Boo Radley's! A fun little local shop with funky gifts--my teenaged son loves the place, as do I. The building in the 1879 photo is long gone, of course, probably burned in the fire ten years later. I will think of that photograph every time I walk past this corner. 


James Stripes said...

Great photo!

One question: wasn't Front Street renamed Trent at some point, and then renamed Spokane Falls Boulevard in 1974?

Clayton Hanson said...

Larry, I have Kevin Dye's dissertation on the Gwydir manuscript.

He's currently an English instructor at Chemeketa Community College in Salem.
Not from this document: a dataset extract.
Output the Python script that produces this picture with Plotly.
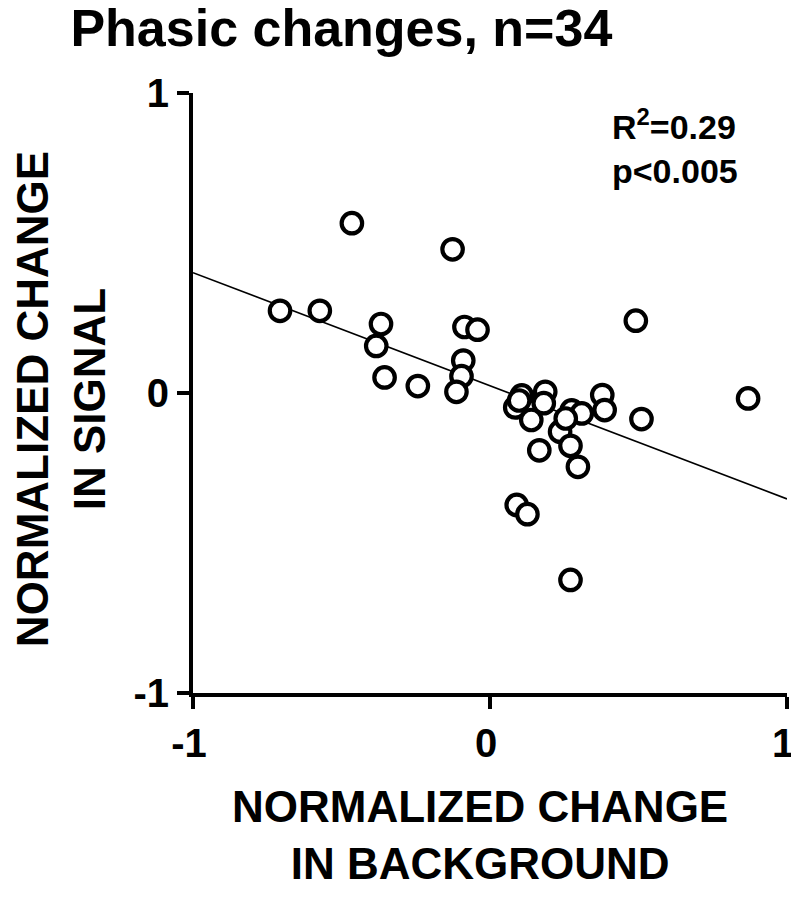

I've sent him an e-mail but you might be able to contact him for more information from his research.

Larry Cebula said...

James, I don't know. The Sanborn maps would sort out the history of the street name pretty quickly.

Clayton: I had no idea there was a dissertation on Gwydir. I so need to read it!

JesseTinsley said...

Thank you for the cool photo and background. Below is a link to a short history that references a store owner named Bernhard Loewenberg, who had a mercantile store in Spokane. He is likely the one referenced in the photo of the Indians waiting for their distribution. Loewenberg was burned out of business in the 1889 fire. Sadly, he had just built a luxury home in Browne's Addition, which he traded to E.J. Robert, an engineer who worked for railroad magnate Daniel Corbin. The house is now a bed-and-breakfast called the E.J. Roberts Mansion.